While most postmortems of Romney’s 2012 defeat at the hands of President Barack Obama focused on the Hispanic vote, an analysis by RealClearPolitics’s Sean Trende just after Election Day hypothesized that the “missing white voters” played an important role. These whites were heavily working class, rural, and disconnected from the global economy compared to their urban and suburban counterparts. This forecast Trump’s path to victory four years later.
Yet while Trump’s struggles in the suburbs are well documented, pollsters have found it more difficult to keep their fingers on the pulse of the white working class — a major reason the 2016 results in states such as Wisconsin were such a surprise and a factor in why some prognosticators still take Biden’s current lead with a grain of salt.
“He is doing as well as he did in 2016 with that group,” Bill McCoshen, a Republican strategist in Wisconsin, said of the president’s white working-class support. “The intensity of support for Trump on the ground here is actually better than it was in 2016, and the ground game is substantially better. He needs to shore up the suburbs to win here.”
Observers on the ground in Pennsylvania, another critical battleground state, say much the same thing. “He’s doing well, but it’s not enough,” said veteran Republican political consultant Christopher Nicholas of Trump’s white working-class showing. “I can see him getting more raw votes in Philadelphia this time than last time. His problem is that we’ve got suburbs all over the state … Biden is doing better in those suburbs than Clinton.”

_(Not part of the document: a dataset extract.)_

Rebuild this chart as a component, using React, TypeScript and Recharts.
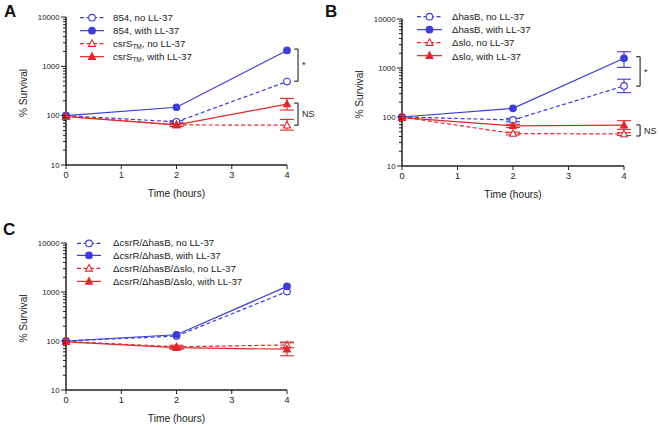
import React from "react";
import { LineChart, Line, XAxis, YAxis, ErrorBar, ReferenceLine } from "recharts";

const BLUE = "#3c3cd6";
const RED = "#e3262c";
const INK = "#222";
const FONT = '"Liberation Sans", Arial, Helvetica, sans-serif';

// shared axes
const TIMES = [0, 2, 4];
const X_TICKS = [0, 1, 2, 3, 4];
const DECADES = [10, 100, 1000];
const Y_TICKS = [...DECADES.flatMap((d) => [1, 2, 3, 4, 5, 6, 7, 8, 9].map((k) => k * d)), 10000];

// Panel A
const A_LABELS = ["854, no LL-37", "854, with LL-37", "csrS_TM, no LL-37", "csrS_TM, with LL-37"];
const A_854_NO = [100, 75, 490];
const A_854_LL = [100, 148, 2100];
const A_CSRS_NO = [98, 65, 64];
const A_CSRS_LL = [96, 65, 172];
const A_854_NO_RANGE = [null, [71, 79], null];
const A_854_LL_RANGE = [null, null, null];
const A_CSRS_NO_RANGE = [null, [61, 69], [51, 84]];
const A_CSRS_LL_RANGE = [null, [60, 71], [130, 224]];

// Panel B
const B_LABELS = ["ΔhasB, no LL-37", "ΔhasB, with LL-37", "Δslo, no LL-37", "Δslo, with LL-37"];
const B_HASB_NO = [100, 87, 430];
const B_HASB_LL = [100, 150, 1580];
const B_SLO_NO = [100, 46, 45];
const B_SLO_LL = [97, 66, 68];
const B_HASB_NO_RANGE = [null, [80, 94], [314, 590]];
const B_HASB_LL_RANGE = [null, null, [1030, 2150]];
const B_SLO_NO_RANGE = [null, [43, 49], [42, 48]];
const B_SLO_LL_RANGE = [null, [61, 71], [56, 84]];

// Panel C
const C_LABELS = [
    "ΔcsrR/ΔhasB, no LL-37",
    "ΔcsrR/ΔhasB, with LL-37",
    "ΔcsrR/ΔhasB/Δslo, no LL-37",
    "ΔcsrR/ΔhasB/Δslo, with LL-37",
];
const C_HASB_NO = [100, 126, 1020];
const C_HASB_LL = [100, 134, 1300];
const C_SLO_NO = [98, 76, 83];
const C_SLO_LL = [96, 73, 68];
const C_HASB_NO_RANGE = [null, null, null];
const C_HASB_LL_RANGE = [null, null, null];
const C_SLO_NO_RANGE = [null, [70, 82], [73, 95]];
const C_SLO_LL_RANGE = [null, [68, 78], [50, 92]];

// significance brackets
const A_BRACKETS = [
    { x: 4.2, lo: 500, hi: 2240, text: "*" },
    { x: 4.2, lo: 64, hi: 180, text: "NS" },
];
const B_BRACKETS = [
    { x: 4.29, lo: 427, hi: 1700, text: "*" },
    { x: 4.29, lo: 41, hi: 69, text: "NS" },
];

const STYLES = [
    { color: BLUE, dashed: true, shape: "circle", filled: false },
    { color: BLUE, dashed: false, shape: "circle", filled: true },
    { color: RED, dashed: true, shape: "triangle", filled: false },
    { color: RED, dashed: false, shape: "triangle", filled: true },
];

function buildRows(values: number[][], ranges: any[][]) {
    return TIMES.map((t, i) => {
        const row: any = { t };
        values.forEach((v, s) => {
            row[`s${s}`] = v[i];
            const r = ranges[s][i];
            row[`e${s}`] = r ? [v[i] - r[0], r[1] - v[i]] : null;
        });
        return row;
    });
}

const Marker = ({ cx, cy, style }: any) => {
    if (cx == null || cy == null) return null;
    const fill = style.filled ? style.color : "#fff";
    if (style.shape === "circle") {
        return <circle cx={cx} cy={cy} r={3.3} fill={fill} stroke={style.color} strokeWidth={1.1} />;
    }
    return (
        <polygon
            points={`${cx},${cy - 3.8} ${cx + 3.5},${cy + 2.7} ${cx - 3.5},${cy + 2.7}`}
            fill={fill}
            stroke={style.color}
            strokeWidth={1.1}
        />
    );
};

const LogTick = ({ x, y, payload }: any) => {
    const v = payload.value;
    const lg = Math.log10(v);
    const major = Math.abs(lg - Math.round(lg)) < 1e-6;
    const len = major ? 5 : 3;
    return (
        <g>
            <line x1={x - len} x2={x} y1={y} y2={y} stroke={INK} strokeWidth={1} />
            {major && (
                <text x={x - len - 1.5} y={y} dy="0.35em" textAnchor="end" fontSize={7.8} fill={INK}>
                    {v}
                </text>
            )}
        </g>
    );
};

const renderLabel = (lab: string) => {
    const parts = lab.split("_TM");
    if (parts.length < 2) return lab;
    return (
        <>
            {parts[0]}
            <sub style={{ fontSize: 6.5, verticalAlign: "-2px" }}>TM</sub>
            {parts[1]}
        </>
    );
};

const SeriesLegend = ({ labels, left, top, rowH, symW, gap }: any) => (
    <div style={{ position: "absolute", left, top, fontSize: 9.7, color: INK }}>
        {labels.map((lab: string, i: number) => {
            const s = STYLES[i];
            return (
                <div key={i} style={{ height: rowH, display: "flex", alignItems: "center" }}>
                    <svg width={symW} height={rowH} style={{ marginRight: gap, overflow: "visible" }}>
                        <line
                            x1={0}
                            x2={symW}
                            y1={rowH / 2}
                            y2={rowH / 2}
                            stroke={s.color}
                            strokeWidth={1.2}
                            strokeDasharray={s.dashed ? "4 2.5" : undefined}
                        />
                        <Marker cx={symW / 2} cy={rowH / 2} style={s} />
                    </svg>
                    <span style={{ whiteSpace: "nowrap" }}>{renderLabel(lab)}</span>
                </div>
            );
        })}
    </div>
);

const Panel = ({ rows, brackets, width, height, margin, left, top }: any) => (
    <div style={{ position: "absolute", left, top }}>
        <LineChart width={width} height={height} data={rows} margin={margin}>
            <XAxis
                type="number"
                dataKey="t"
                domain={[0, 4]}
                ticks={X_TICKS}
                height={30}
                tickSize={4}
                tickMargin={2}
                tick={{ fontSize: 9.2, fill: INK }}
                axisLine={{ stroke: INK, strokeWidth: 1.5 }}
                tickLine={{ stroke: INK, strokeWidth: 1 }}
                label={{
                    content: ({ viewBox }: any) => (
                        <text
                            x={viewBox.x + viewBox.width / 2}
                            y={viewBox.y + 28}
                            dy="0.35em"
                            textAnchor="middle"
                            fontSize={10.2}
                            fill={INK}
                        >
                            Time (hours)
                        </text>
                    ),
                }}
            />
            <YAxis
                type="number"
                scale="log"
                domain={[10, 10000]}
                allowDataOverflow
                ticks={Y_TICKS}
                interval={0}
                width={46}
                tickSize={0}
                tickMargin={0}
                tickLine={false}
                tick={<LogTick />}
                axisLine={{ stroke: INK, strokeWidth: 1.5 }}
                label={{
                    content: ({ viewBox }: any) => {
                        const cx = viewBox.x + viewBox.width - 43;
                        const cy = viewBox.y + viewBox.height / 2 + 2;
                        return (
                            <text
                                x={cx}
                                y={cy}
                                dy="0.35em"
                                textAnchor="middle"
                                fontSize={10.2}
                                fill={INK}
                                transform={`rotate(-90 ${cx} ${cy})`}
                            >
                                % Survival
                            </text>
                        );
                    },
                }}
            />
            {STYLES.map((s, i) => (
                <Line
                    key={i}
                    type="linear"
                    dataKey={`s${i}`}
                    stroke={s.color}
                    strokeWidth={1.2}
                    strokeDasharray={s.dashed ? "4 2.5" : undefined}
                    dot={(p: any) => <Marker key={`d${i}-${p.index}`} cx={p.cx} cy={p.cy} style={s} />}
                    activeDot={false}
                    isAnimationActive={false}
                >
                    <ErrorBar dataKey={`e${i}`} width={7} stroke={s.color} strokeWidth={1.1} direction="y" />
                </Line>
            ))}
            {(brackets || []).flatMap((b: any, k: number) => [
                <ReferenceLine
                    key={`v${k}`}
                    segment={[
                        { x: b.x, y: b.hi },
                        { x: b.x, y: b.lo },
                    ]}
                    stroke={INK}
                    strokeWidth={1.1}
                    ifOverflow="visible"
                    label={{ value: b.text, position: "right", fontSize: 9, fill: INK, offset: 4 }}
                />,
                <ReferenceLine
                    key={`h${k}`}
                    segment={[
                        { x: b.x - 0.07, y: b.hi },
                        { x: b.x, y: b.hi },
                    ]}
                    stroke={INK}
                    strokeWidth={1.1}
                    ifOverflow="visible"
                />,
                <ReferenceLine
                    key={`l${k}`}
                    segment={[
                        { x: b.x - 0.07, y: b.lo },
                        { x: b.x, y: b.lo },
                    ]}
                    stroke={INK}
                    strokeWidth={1.1}
                    ifOverflow="visible"
                />,
            ])}
        </LineChart>
    </div>
);

const letterStyle: React.CSSProperties = {
    position: "absolute",
    fontSize: 17,
    fontWeight: "bold",
    lineHeight: "17px",
    color: "#111",
};

export default function App() {
    const rowsA = buildRows(
        [A_854_NO, A_854_LL, A_CSRS_NO, A_CSRS_LL],
        [A_854_NO_RANGE, A_854_LL_RANGE, A_CSRS_NO_RANGE, A_CSRS_LL_RANGE]
    );
    const rowsB = buildRows(
        [B_HASB_NO, B_HASB_LL, B_SLO_NO, B_SLO_LL],
        [B_HASB_NO_RANGE, B_HASB_LL_RANGE, B_SLO_NO_RANGE, B_SLO_LL_RANGE]
    );
    const rowsC = buildRows(
        [C_HASB_NO, C_HASB_LL, C_SLO_NO, C_SLO_LL],
        [C_HASB_NO_RANGE, C_HASB_LL_RANGE, C_SLO_NO_RANGE, C_SLO_LL_RANGE]
    );

    return (
        <div
            style={{
                position: "fixed",
                left: 0,
                top: 0,
                width: 660,
                height: 426,
                background: "#fff",
                fontFamily: FONT,
                overflow: "hidden",
            }}
        >
            <Panel
                rows={rowsA}
                brackets={A_BRACKETS}
                width={330}
                height={210}
                left={0}
                top={0}
                margin={{ top: 17, right: 43, bottom: 15, left: 20 }}
            />
            <Panel
                rows={rowsB}
                brackets={B_BRACKETS}
                width={330}
                height={210}
                left={330}
                top={0}
                margin={{ top: 19, right: 36, bottom: 14, left: 26 }}
            />
            <Panel
                rows={rowsC}
                width={330}
                height={216}
                left={0}
                top={210}
                margin={{ top: 33, right: 43, bottom: 6, left: 20 }}
            />

            <SeriesLegend labels={A_LABELS} left={80} top={10.5} rowH={13.3} symW={24} gap={9} />
            <SeriesLegend labels={B_LABELS} left={417} top={9.5} rowH={13.3} symW={25} gap={10} />
            <SeriesLegend labels={C_LABELS} left={77} top={236.5} rowH={12.8} symW={24} gap={12} />

            <div style={{ ...letterStyle, left: 4, top: 3 }}>A</div>
            <div style={{ ...letterStyle, left: 325, top: 3 }}>B</div>
            <div style={{ ...letterStyle, left: 3, top: 221 }}>C</div>
        </div>
    );
}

Trump has, since the Republican convention, hit Biden for an initially tepid response to urban rioting and support for trade and other policies he contends send American jobs overseas. “For 47 years, Joe Biden took the donations of blue-collar workers, gave them hugs and even kisses, and told them he felt their pain — and then he flew back to Washington and voted to ship their jobs to China and many other distant lands,” he said in his acceptance speech. “Joe Biden spent his entire career outsourcing the dreams of American workers, offshoring their jobs, opening their borders, and sending their sons and daughters to fight in endless foreign wars.”
Team Trump believes this is the message that helped the campaign turn the Rust Belt red for the first time since Ronald Reagan was in the White House. It is a sale the team is going to have to make a second time around to repeat that showing with the president’s blue-collar white base.
“President Trump made significant inroads with blue-collar America in 2016, and we are confident that he will build on those electoral gains this November,” said Trump campaign spokesman Ken Farnaso. “President Trump’s America First agenda resonates with people in the heartland who know that the last thing they need is Joe Biden’s $4 trillion tax hike and his job-killing Green New Deal.”